── ENTRIES SUPPLIED

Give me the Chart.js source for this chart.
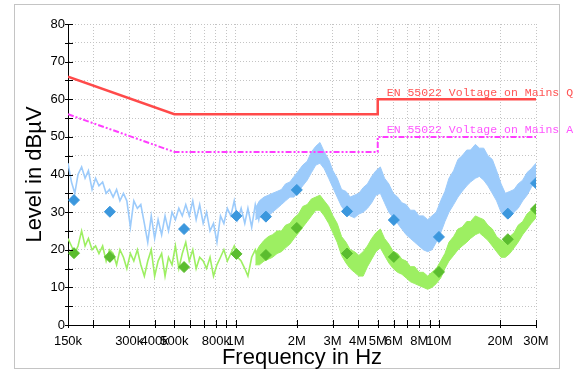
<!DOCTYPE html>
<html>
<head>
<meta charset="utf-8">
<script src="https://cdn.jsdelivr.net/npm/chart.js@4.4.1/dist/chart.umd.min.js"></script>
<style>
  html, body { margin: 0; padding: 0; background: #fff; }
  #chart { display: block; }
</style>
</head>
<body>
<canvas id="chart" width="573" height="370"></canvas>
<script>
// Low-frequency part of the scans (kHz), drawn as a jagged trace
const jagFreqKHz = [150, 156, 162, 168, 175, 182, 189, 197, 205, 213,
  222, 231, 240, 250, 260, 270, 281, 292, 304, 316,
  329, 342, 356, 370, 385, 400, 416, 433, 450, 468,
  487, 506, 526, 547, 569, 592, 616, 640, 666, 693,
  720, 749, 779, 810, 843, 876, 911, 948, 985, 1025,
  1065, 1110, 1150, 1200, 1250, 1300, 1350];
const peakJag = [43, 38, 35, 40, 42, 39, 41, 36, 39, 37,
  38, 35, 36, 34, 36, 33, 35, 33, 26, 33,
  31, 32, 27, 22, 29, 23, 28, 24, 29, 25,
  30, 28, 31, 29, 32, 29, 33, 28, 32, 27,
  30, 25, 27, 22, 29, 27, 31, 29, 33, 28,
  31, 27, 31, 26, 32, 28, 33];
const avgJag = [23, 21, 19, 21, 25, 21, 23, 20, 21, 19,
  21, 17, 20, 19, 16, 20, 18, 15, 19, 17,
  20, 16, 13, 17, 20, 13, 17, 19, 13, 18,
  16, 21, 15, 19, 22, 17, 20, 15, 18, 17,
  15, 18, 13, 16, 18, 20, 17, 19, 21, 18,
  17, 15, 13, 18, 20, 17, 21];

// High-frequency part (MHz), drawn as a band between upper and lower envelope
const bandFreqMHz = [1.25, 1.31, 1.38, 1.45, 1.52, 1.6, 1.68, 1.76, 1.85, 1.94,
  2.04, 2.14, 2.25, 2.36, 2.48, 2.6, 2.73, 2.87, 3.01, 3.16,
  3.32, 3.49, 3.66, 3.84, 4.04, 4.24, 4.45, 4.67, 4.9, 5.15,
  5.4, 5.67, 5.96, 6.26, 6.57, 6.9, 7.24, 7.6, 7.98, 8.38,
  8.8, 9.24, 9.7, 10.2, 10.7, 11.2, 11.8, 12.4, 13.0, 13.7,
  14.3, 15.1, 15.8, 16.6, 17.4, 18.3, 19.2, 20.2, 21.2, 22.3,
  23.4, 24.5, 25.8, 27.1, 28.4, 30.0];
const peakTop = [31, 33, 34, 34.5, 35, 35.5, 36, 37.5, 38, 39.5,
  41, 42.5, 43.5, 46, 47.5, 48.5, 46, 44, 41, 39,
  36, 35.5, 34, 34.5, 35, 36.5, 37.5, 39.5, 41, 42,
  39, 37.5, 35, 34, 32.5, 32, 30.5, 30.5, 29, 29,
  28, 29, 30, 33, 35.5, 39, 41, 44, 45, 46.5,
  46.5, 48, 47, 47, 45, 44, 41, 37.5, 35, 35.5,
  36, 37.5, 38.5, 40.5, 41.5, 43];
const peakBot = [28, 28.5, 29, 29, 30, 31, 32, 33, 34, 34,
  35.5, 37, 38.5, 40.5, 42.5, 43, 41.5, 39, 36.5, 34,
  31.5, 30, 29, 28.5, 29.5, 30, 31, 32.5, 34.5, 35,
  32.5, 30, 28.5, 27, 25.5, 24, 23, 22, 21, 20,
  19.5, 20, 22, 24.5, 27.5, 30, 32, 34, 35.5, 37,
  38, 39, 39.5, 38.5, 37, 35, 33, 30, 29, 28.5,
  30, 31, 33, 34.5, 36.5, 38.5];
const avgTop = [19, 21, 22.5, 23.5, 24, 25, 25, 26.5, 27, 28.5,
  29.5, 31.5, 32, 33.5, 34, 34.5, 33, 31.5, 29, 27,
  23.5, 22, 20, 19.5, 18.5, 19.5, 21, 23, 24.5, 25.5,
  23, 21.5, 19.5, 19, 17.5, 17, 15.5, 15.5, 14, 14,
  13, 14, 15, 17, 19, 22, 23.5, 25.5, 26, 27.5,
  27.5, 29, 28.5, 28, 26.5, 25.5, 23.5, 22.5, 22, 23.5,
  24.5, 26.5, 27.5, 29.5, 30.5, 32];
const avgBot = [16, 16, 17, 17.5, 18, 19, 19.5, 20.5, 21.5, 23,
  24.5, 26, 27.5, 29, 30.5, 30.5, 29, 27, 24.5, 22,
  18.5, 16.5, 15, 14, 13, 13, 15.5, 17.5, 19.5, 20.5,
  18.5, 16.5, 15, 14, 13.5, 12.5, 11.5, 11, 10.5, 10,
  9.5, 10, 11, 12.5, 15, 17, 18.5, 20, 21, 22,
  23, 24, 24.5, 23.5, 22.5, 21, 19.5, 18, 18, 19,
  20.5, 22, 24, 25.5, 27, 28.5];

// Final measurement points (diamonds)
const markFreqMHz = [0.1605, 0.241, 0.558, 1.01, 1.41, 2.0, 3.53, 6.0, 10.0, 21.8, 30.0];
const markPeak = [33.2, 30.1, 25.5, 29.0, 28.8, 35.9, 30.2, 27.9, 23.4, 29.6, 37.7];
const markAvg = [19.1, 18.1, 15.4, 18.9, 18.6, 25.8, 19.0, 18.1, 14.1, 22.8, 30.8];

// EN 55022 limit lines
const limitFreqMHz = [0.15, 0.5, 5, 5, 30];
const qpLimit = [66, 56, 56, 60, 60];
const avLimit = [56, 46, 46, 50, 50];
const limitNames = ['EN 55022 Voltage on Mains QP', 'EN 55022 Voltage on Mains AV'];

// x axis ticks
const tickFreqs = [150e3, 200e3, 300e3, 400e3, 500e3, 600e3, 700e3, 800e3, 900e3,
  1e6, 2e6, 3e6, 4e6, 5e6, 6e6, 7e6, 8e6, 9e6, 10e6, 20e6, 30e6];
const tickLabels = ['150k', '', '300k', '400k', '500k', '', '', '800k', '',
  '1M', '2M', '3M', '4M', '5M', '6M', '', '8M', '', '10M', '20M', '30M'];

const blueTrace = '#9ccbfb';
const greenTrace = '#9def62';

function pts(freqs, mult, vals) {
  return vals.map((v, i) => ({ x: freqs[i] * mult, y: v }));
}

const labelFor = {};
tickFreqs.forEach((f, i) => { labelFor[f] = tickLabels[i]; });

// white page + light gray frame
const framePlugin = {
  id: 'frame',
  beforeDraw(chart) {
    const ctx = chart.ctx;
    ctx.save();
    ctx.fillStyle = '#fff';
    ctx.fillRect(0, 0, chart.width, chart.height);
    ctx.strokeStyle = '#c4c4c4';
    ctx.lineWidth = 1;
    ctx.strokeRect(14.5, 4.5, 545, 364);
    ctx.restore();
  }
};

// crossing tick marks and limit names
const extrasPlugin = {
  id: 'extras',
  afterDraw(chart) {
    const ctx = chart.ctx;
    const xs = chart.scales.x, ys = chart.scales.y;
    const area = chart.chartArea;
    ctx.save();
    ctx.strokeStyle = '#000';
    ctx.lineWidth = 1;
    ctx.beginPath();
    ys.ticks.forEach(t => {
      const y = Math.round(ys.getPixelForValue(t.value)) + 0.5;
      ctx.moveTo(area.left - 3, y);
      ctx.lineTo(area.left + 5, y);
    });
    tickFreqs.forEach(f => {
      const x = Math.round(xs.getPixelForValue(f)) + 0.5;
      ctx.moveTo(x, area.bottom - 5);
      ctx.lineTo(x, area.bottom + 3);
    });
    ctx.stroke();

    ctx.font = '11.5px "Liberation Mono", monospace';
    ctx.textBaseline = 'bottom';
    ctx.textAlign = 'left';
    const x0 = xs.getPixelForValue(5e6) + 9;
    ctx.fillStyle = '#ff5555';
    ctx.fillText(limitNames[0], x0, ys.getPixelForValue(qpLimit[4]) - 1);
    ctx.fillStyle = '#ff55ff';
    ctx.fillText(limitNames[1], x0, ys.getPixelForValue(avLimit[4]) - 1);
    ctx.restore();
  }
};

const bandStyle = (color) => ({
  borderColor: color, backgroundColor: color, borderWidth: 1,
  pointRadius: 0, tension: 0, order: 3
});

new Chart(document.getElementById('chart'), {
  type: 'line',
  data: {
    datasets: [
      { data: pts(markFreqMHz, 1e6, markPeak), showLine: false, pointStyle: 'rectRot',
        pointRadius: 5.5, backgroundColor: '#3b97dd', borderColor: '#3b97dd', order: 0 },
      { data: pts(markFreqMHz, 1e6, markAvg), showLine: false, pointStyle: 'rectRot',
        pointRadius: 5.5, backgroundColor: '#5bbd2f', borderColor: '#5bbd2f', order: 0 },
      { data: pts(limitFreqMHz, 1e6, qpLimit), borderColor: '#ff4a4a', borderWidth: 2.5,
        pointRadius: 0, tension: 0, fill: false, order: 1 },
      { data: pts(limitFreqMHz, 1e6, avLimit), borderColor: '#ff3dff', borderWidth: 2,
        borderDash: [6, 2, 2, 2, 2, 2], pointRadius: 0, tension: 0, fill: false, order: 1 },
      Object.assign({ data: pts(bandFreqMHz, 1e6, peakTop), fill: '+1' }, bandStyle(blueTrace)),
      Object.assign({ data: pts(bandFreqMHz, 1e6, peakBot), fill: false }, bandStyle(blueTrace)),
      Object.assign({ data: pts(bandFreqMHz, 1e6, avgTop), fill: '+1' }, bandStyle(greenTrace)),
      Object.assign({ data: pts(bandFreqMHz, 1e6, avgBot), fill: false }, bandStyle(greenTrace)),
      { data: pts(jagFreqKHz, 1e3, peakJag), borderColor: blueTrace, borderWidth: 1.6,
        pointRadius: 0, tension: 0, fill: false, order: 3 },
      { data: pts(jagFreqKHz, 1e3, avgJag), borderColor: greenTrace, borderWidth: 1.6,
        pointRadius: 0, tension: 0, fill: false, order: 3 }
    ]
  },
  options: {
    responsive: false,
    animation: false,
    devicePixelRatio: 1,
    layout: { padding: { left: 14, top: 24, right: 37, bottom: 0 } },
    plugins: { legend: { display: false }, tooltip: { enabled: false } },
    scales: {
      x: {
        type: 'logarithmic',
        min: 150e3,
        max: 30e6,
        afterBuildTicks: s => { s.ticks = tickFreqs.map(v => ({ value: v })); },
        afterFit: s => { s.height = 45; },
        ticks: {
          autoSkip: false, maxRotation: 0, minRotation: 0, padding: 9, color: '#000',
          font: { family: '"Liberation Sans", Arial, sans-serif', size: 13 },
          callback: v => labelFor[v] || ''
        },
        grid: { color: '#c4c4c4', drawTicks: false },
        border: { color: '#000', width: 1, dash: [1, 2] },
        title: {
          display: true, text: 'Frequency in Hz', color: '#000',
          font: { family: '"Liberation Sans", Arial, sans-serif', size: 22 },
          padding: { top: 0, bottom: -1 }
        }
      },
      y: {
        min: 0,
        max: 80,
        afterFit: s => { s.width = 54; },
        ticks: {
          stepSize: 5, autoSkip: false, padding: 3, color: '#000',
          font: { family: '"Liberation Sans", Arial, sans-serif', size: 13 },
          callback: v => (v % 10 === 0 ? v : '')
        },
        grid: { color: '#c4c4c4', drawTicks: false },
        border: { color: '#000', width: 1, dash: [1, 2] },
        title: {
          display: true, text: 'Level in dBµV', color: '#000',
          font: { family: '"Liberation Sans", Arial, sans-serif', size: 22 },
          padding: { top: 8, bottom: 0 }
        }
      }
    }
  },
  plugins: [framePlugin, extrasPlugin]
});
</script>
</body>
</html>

────
── ENTRIES SUPPLIED

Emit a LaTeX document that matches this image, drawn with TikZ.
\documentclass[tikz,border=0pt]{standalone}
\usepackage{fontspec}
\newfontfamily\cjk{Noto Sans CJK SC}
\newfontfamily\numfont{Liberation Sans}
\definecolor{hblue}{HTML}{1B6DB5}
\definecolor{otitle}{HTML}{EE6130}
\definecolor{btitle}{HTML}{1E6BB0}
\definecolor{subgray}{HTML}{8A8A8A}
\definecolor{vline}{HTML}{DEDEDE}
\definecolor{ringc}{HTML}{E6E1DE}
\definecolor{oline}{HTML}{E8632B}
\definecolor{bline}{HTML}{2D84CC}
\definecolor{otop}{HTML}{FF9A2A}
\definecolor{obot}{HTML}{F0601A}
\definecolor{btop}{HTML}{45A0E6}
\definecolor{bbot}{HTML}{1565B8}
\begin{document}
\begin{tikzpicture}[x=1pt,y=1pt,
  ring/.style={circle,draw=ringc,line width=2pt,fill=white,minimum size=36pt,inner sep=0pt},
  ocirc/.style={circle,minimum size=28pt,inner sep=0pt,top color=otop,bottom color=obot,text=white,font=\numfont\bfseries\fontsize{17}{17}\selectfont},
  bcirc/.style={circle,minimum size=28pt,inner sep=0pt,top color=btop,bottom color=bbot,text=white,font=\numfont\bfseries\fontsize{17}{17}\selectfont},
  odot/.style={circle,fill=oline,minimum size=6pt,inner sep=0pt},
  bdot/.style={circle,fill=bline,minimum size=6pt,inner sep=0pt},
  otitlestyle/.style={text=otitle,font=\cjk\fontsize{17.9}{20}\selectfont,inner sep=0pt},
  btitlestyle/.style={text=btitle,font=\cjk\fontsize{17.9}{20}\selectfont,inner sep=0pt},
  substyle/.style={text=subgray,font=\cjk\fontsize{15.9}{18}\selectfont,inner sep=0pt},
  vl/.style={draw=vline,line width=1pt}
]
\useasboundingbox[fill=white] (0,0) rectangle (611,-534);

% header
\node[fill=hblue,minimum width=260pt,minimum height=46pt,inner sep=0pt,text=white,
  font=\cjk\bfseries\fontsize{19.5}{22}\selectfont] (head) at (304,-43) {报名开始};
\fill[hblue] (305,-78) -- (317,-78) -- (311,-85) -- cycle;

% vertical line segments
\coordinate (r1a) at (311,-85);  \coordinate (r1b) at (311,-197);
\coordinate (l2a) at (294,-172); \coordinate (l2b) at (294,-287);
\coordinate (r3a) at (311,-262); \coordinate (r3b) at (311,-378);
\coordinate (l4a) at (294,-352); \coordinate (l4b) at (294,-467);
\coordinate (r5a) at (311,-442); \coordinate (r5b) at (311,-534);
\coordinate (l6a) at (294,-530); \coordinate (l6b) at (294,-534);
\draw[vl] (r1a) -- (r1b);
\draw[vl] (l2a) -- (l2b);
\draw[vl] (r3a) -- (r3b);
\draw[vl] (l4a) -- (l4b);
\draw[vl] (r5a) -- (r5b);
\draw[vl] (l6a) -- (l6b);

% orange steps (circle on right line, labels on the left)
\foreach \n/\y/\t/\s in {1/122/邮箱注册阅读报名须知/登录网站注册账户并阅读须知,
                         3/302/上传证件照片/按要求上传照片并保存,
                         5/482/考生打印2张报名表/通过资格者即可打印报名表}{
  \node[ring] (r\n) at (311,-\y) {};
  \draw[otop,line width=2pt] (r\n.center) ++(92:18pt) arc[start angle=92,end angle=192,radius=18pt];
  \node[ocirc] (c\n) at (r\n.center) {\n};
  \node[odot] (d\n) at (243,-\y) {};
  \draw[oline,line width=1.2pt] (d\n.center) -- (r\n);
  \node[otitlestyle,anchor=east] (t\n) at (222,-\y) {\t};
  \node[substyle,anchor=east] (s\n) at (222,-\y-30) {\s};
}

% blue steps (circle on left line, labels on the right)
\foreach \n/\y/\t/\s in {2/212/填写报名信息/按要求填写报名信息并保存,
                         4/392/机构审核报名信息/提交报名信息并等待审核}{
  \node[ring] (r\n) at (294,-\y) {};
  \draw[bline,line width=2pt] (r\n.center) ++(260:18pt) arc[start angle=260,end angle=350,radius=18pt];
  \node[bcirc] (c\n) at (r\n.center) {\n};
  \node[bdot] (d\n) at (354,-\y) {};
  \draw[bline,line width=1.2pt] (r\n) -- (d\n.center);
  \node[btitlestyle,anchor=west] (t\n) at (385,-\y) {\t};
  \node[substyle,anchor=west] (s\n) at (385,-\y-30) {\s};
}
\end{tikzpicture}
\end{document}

────
── ENTRIES SUPPLIED

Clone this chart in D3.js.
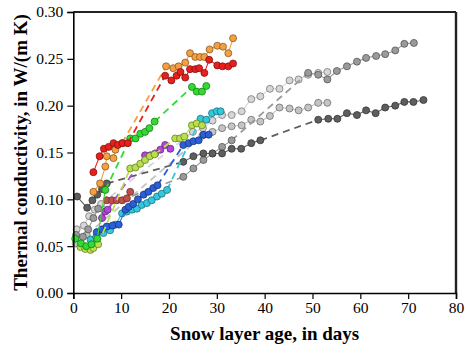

────

- **AIM OF THE EXERCISE**: Can you give again only the lines between the one containing "Give me the Chart.js source for this chart." and the one containing "17, 15, 13, 18, 20, 17, 21];", counting both, exactly as they appear and without any pictures?

- **ANSWER TO THIS PROBLEM**:
Give me the Chart.js source for this chart.
<!DOCTYPE html>
<html>
<head>
<meta charset="utf-8">
<script src="https://cdn.jsdelivr.net/npm/chart.js@4.4.1/dist/chart.umd.min.js"></script>
<style>
  html, body { margin: 0; padding: 0; background: #fff; }
  #chart { display: block; }
</style>
</head>
<body>
<canvas id="chart" width="573" height="370"></canvas>
<script>
// Low-frequency part of the scans (kHz), drawn as a jagged trace
const jagFreqKHz = [150, 156, 162, 168, 175, 182, 189, 197, 205, 213,
  222, 231, 240, 250, 260, 270, 281, 292, 304, 316,
  329, 342, 356, 370, 385, 400, 416, 433, 450, 468,
  487, 506, 526, 547, 569, 592, 616, 640, 666, 693,
  720, 749, 779, 810, 843, 876, 911, 948, 985, 1025,
  1065, 1110, 1150, 1200, 1250, 1300, 1350];
const peakJag = [43, 38, 35, 40, 42, 39, 41, 36, 39, 37,
  38, 35, 36, 34, 36, 33, 35, 33, 26, 33,
  31, 32, 27, 22, 29, 23, 28, 24, 29, 25,
  30, 28, 31, 29, 32, 29, 33, 28, 32, 27,
  30, 25, 27, 22, 29, 27, 31, 29, 33, 28,
  31, 27, 31, 26, 32, 28, 33];
const avgJag = [23, 21, 19, 21, 25, 21, 23, 20, 21, 19,
  21, 17, 20, 19, 16, 20, 18, 15, 19, 17,
  20, 16, 13, 17, 20, 13, 17, 19, 13, 18,
  16, 21, 15, 19, 22, 17, 20, 15, 18, 17,
  15, 18, 13, 16, 18, 20, 17, 19, 21, 18,
  17, 15, 13, 18, 20, 17, 21];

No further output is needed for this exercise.